§ **GIVEN DATA**
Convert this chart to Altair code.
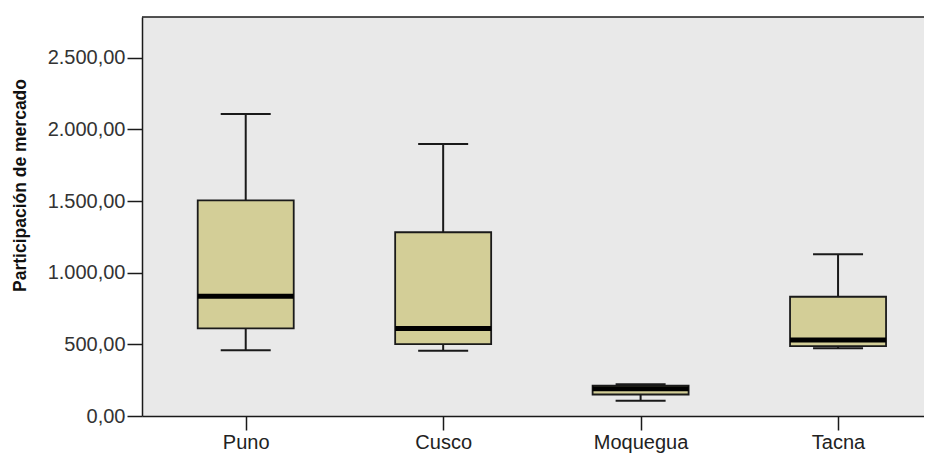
import altair as alt
import pandas as pd

regions = ["Puno", "Cusco", "Moquegua", "Tacna"]
mins = [458, 456, 107, 472]
q1s = [612, 502, 150, 488]
medians = [836, 610, 190, 530]
q3s = [1505, 1282, 212, 832]
maxs = [2107, 1898, 222, 1128]
y_ticks = [0, 500, 1000, 1500, 2000, 2500]

df = pd.DataFrame({
    "region": regions, "idx": list(range(len(regions))),
    "lo": mins, "q1": q1s, "med": medians, "q3": q3s, "hi": maxs
})

FONT = "Liberation Sans"
DARK = "#1a1a1a"
W, H = 782, 399

label_list = "[" + ",".join("'" + r + "'" for r in regions) + "]"

x_enc = alt.X(
    "idx:Q", title=None,
    scale=alt.Scale(domain=[-0.5, 3.41], nice=False, zero=False),
    axis=alt.Axis(values=list(range(len(regions))), labelExpr=label_list + "[datum.value]",
                  labelFont=FONT, labelFontSize=20, labelColor="#222", labelAngle=0,
                  tickSize=14, tickColor=DARK, tickWidth=1.5, labelPadding=2,
                  domainColor=DARK, domainWidth=1.5, grid=False, labelFlush=False),
)

y_axis = alt.Axis(
    values=y_ticks, grid=False,
    labelExpr="replace(replace(replace(format(datum.value, ',.2f'), ',', '#'), '.', ','), '#', '.')",
    labelFont=FONT, labelFontSize=20, labelColor="#333", labelPadding=2,
    tickSize=15, tickColor=DARK, tickWidth=1.5,
    domainColor=DARK, domainWidth=1.5,
    title="Participación de mercado", titleFont=FONT, titleFontSize=17.5,
    titleFontWeight="bold", titleColor="#111", titleAngle=270,
    titleX=-122, titleY=168, titleAlign="center", titleBaseline="middle",
)
y_scale = alt.Scale(domain=[0, 2784], nice=False, zero=True)

base = alt.Chart(df).encode(x=x_enc)

whisk_lo = base.mark_rule(color=DARK, strokeWidth=2).encode(
    y=alt.Y("lo:Q", scale=y_scale, axis=y_axis), y2="q1:Q")
whisk_hi = base.mark_rule(color=DARK, strokeWidth=2).encode(
    y=alt.Y("q3:Q", scale=y_scale, axis=y_axis), y2="hi:Q")
box = base.mark_bar(size=96, fill="#D3CE97", stroke=DARK, strokeWidth=1.8).encode(
    y=alt.Y("q1:Q", scale=y_scale, axis=y_axis), y2="q3:Q")
median = base.mark_tick(size=96, thickness=5, color="#000", opacity=1,
                        orient="horizontal").encode(
    y=alt.Y("med:Q", scale=y_scale, axis=y_axis))
cap_lo = base.mark_tick(size=50, thickness=2, color=DARK, opacity=1,
                        orient="horizontal").encode(
    y=alt.Y("lo:Q", scale=y_scale, axis=y_axis))
cap_hi = base.mark_tick(size=50, thickness=2, color=DARK, opacity=1,
                        orient="horizontal").encode(
    y=alt.Y("hi:Q", scale=y_scale, axis=y_axis))

top_frame = alt.Chart(pd.DataFrame({"f": [0]})).mark_rule(
    color=DARK, strokeWidth=1.5).encode(
    y=alt.value(0), x=alt.value(0), x2=alt.value(W))

chart = alt.layer(whisk_lo, whisk_hi, box, median, cap_lo, cap_hi, top_frame).properties(
    width=W, height=H,
    autosize=alt.AutoSizeParams(type="none"),
    padding={"left": 134, "top": 9, "right": 0, "bottom": 38},
    background="white",
).configure_view(
    fill="#E9E9E9", stroke="transparent", strokeWidth=0
)

chart.save("out.html", embed_options={"renderer": "svg", "actions": False})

§ **GIVEN TASK**
Transcribe the listing in full and omit the pictures.

§ **TASK OUTPUT**
Convert this chart to Altair code.
import altair as alt
import pandas as pd

regions = ["Puno", "Cusco", "Moquegua", "Tacna"]
mins = [458, 456, 107, 472]
q1s = [612, 502, 150, 488]
medians = [836, 610, 190, 530]
q3s = [1505, 1282, 212, 832]
maxs = [2107, 1898, 222, 1128]
y_ticks = [0, 500, 1000, 1500, 2000, 2500]

df = pd.DataFrame({
    "region": regions, "idx": list(range(len(regions))),
    "lo": mins, "q1": q1s, "med": medians, "q3": q3s, "hi": maxs
})

FONT = "Liberation Sans"
DARK = "#1a1a1a"
W, H = 782, 399

label_list = "[" + ",".join("'" + r + "'" for r in regions) + "]"

x_enc = alt.X(
    "idx:Q", title=None,
    scale=alt.Scale(domain=[-0.5, 3.41], nice=False, zero=False),
    axis=alt.Axis(values=list(range(len(regions))), labelExpr=label_list + "[datum.value]",
                  labelFont=FONT, labelFontSize=20, labelColor="#222", labelAngle=0,
                  tickSize=14, tickColor=DARK, tickWidth=1.5, labelPadding=2,
                  domainColor=DARK, domainWidth=1.5, grid=False, labelFlush=False),
)

y_axis = alt.Axis(
    values=y_ticks, grid=False,
    labelExpr="replace(replace(replace(format(datum.value, ',.2f'), ',', '#'), '.', ','), '#', '.')",
    labelFont=FONT, labelFontSize=20, labelColor="#333", labelPadding=2,
    tickSize=15, tickColor=DARK, tickWidth=1.5,
    domainColor=DARK, domainWidth=1.5,
    title="Participación de mercado", titleFont=FONT, titleFontSize=17.5,
    titleFontWeight="bold", titleColor="#111", titleAngle=270,
    titleX=-122, titleY=168, titleAlign="center", titleBaseline="middle",
)
y_scale = alt.Scale(domain=[0, 2784], nice=False, zero=True)

base = alt.Chart(df).encode(x=x_enc)

whisk_lo = base.mark_rule(color=DARK, strokeWidth=2).encode(
    y=alt.Y("lo:Q", scale=y_scale, axis=y_axis), y2="q1:Q")
whisk_hi = base.mark_rule(color=DARK, strokeWidth=2).encode(
    y=alt.Y("q3:Q", scale=y_scale, axis=y_axis), y2="hi:Q")
box = base.mark_bar(size=96, fill="#D3CE97", stroke=DARK, strokeWidth=1.8).encode(
    y=alt.Y("q1:Q", scale=y_scale, axis=y_axis), y2="q3:Q")
median = base.mark_tick(size=96, thickness=5, color="#000", opacity=1,
                        orient="horizontal").encode(
    y=alt.Y("med:Q", scale=y_scale, axis=y_axis))
cap_lo = base.mark_tick(size=50, thickness=2, color=DARK, opacity=1,
                        orient="horizontal").encode(
    y=alt.Y("lo:Q", scale=y_scale, axis=y_axis))
cap_hi = base.mark_tick(size=50, thickness=2, color=DARK, opacity=1,
                        orient="horizontal").encode(
    y=alt.Y("hi:Q", scale=y_scale, axis=y_axis))

top_frame = alt.Chart(pd.DataFrame({"f": [0]})).mark_rule(
    color=DARK, strokeWidth=1.5).encode(
    y=alt.value(0), x=alt.value(0), x2=alt.value(W))

chart = alt.layer(whisk_lo, whisk_hi, box, median, cap_lo, cap_hi, top_frame).properties(
    width=W, height=H,
    autosize=alt.AutoSizeParams(type="none"),
    padding={"left": 134, "top": 9, "right": 0, "bottom": 38},
    background="white",
).configure_view(
    fill="#E9E9E9", stroke="transparent", strokeWidth=0
)

chart.save("out.html", embed_options={"renderer": "svg", "actions": False})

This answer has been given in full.